HOW to develop a Gaelic Language Plan

Writing a Gaelic language plan is a challenging but rewarding process. Our role is to guide you through the process and to make your plan not only easier to write, but also easier to implement - and effective in its results. There is a lot to be gained from a well-considered plan that affords respect both to the Gaelic language and its users, and which builds on the unique strengths of your organisation.

 

Guidance on creating a Gaelic language plan

This section aims to provide an overview of the key areas that should be covered in a Gaelic language plan. More detailed information is contained within the official Guidance on Development of Gaelic Language Plans which can be downloaded from the resources section of this page. Developments within these areas should signify a concrete commitment to Gaelic and the way in which the organisation enables its staff and service users to learn and use the language, the primary aim being the creation of an environment conducive to the use of Gaelic in public life. All developments should be underpinned by the guiding principle of equal respect. In a practical sense this means that where Gaelic is introduced into operations and services it should be on an equal basis to English with the long-term aim of mainstreaming the language.

Identity

  • corporate identity
  • signage

Demonstrating equal respect for Gaelic and English in your corporate identity and in your organisation's signage has an immediate impact on the status of Gaelic, making it visible, accessible and valued. The inclusion of Gaelic has a strong awareness-raising effect both amongst the public and within the organisation, creating a positive image of the language and promoting its use.
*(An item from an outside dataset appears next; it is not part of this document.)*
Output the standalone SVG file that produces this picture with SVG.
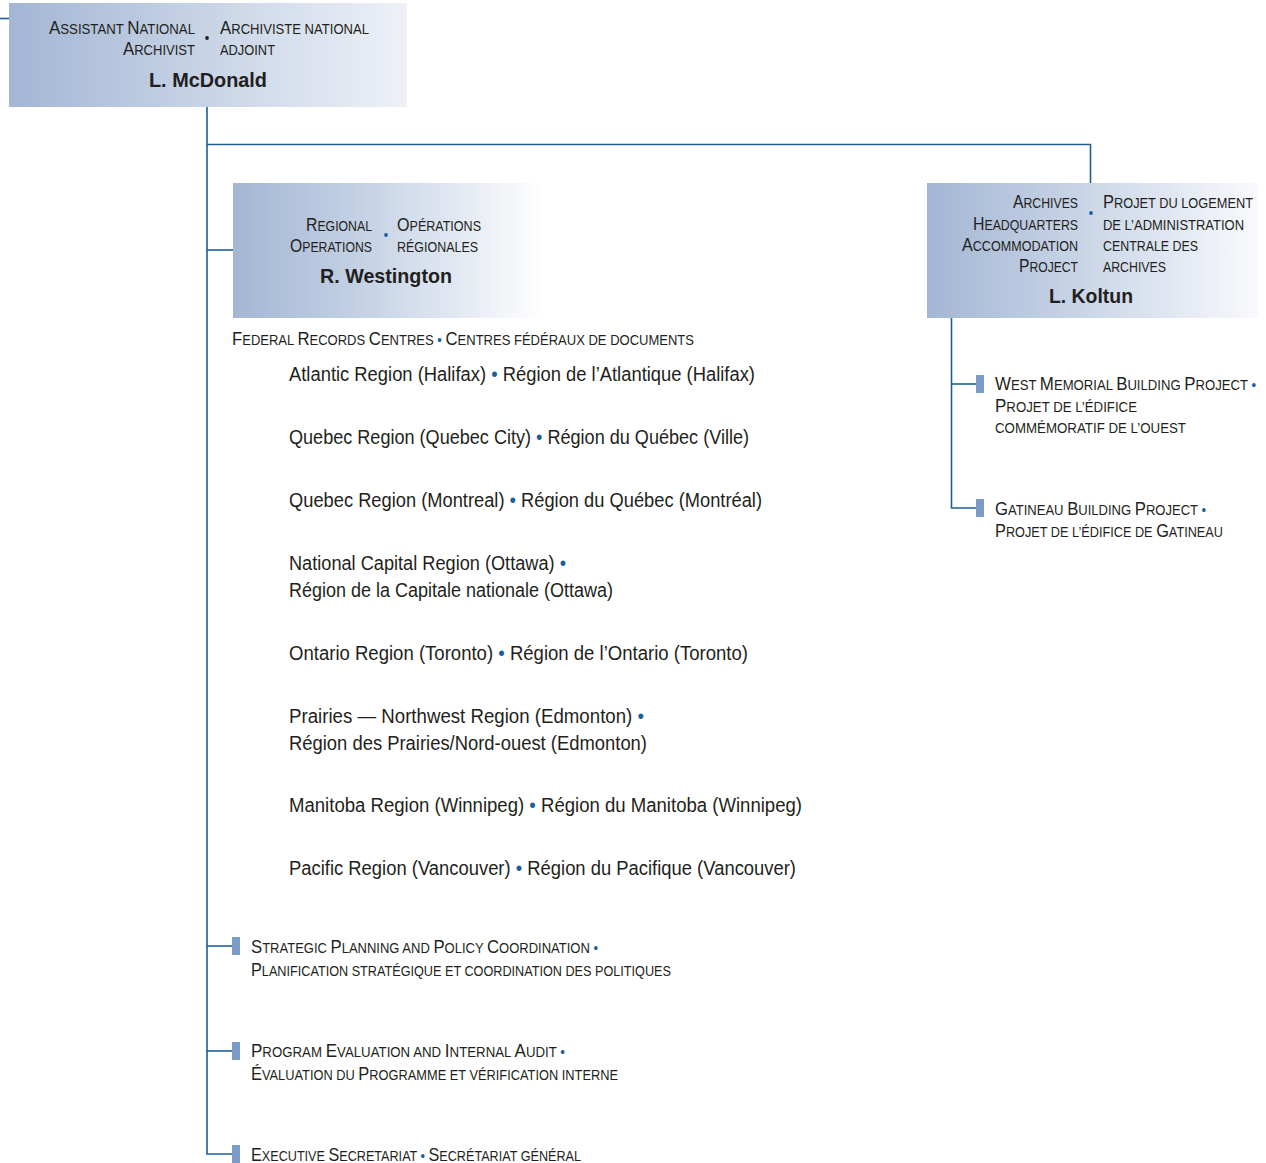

The presence of Gaelic in signage and corporate identities lets Gaelic users know that Gaelic is welcomed and valued by the organisation.

Communications

  • reception
  • telephone
  • mail and e-mail
  • forms
  • public meetings
  • complaints procedures
  • internal communications

Enabling communications through the medium of Gaelic increases the visibility and status of the language and creates opportunities for its practical use, for staff and the public. Including Gaelic in daily communications raises its profile as a modern language and adds to the mainstreaming of Gaelic in Scottish public life.

Publications

  • printed material
  • public relations and media
  • websites and social media
  • exhibitions

Including Gaelic in printed materials enhances the visibility and status of Gaelic within the organisation and amongst the public. The increased volume of Gaelic in published materials provides a valuable resource to develop Gaelic literacy in support of Gaelic education initiatives and helps develop terminology which is current and responsive to change.

Staffing

  • training
  • language learning
  • recruitment
  • advertising
  • designation of Gaelic essential / desirable posts

There are two important elements in relation to staffing. Firstly, to ensure that the organisation has the skills to serve the Gaelic speaking public in relation to its functions. Secondly, to support Gaelic speaking communities by providing employment and Gaelic usage opportunities in these areas. These can be enabled through two routes: recruitment and training. It is important to identify posts where Gaelic language skills are essential or desirable and also to provide training to up-skill existing staff that could fulfil these requirements.

Gaelic Corpus

Gaelic corpus relates to developing the 'body' of the language. Public authorities have a key role to play in ensuring that standards of orthography (the Gaelic writing system) are used in public life. This extends to utilising existing corpus resources such as the national Gaelic place-names database on signage. Gaelic corpus includes the following areas:

  • increasing the relevance and consistency of the Gaelic language
  • increasing the quality and accessibility of Gaelic translations and interpretation
  • increasing the availability of accurate research information
  • Gaelic orthographic, terminological and place-name development
  • developing expertise on Gaelic translation and interpretation
  • encouraging Gaelic surveys and research

Developing Gaelic language plans that are reasonable and proportionate

The Bòrd recognises that Gaelic language plans will differ depending on the functions of individual public authorities and where they operate in Scotland, and in terms of the number of Gaelic users and the potential for the development of Gaelic in their area.

The Bòrd is committed to working with authorities individually to achieve Gaelic language plans that are reasonable and proportionate according to their circumstances.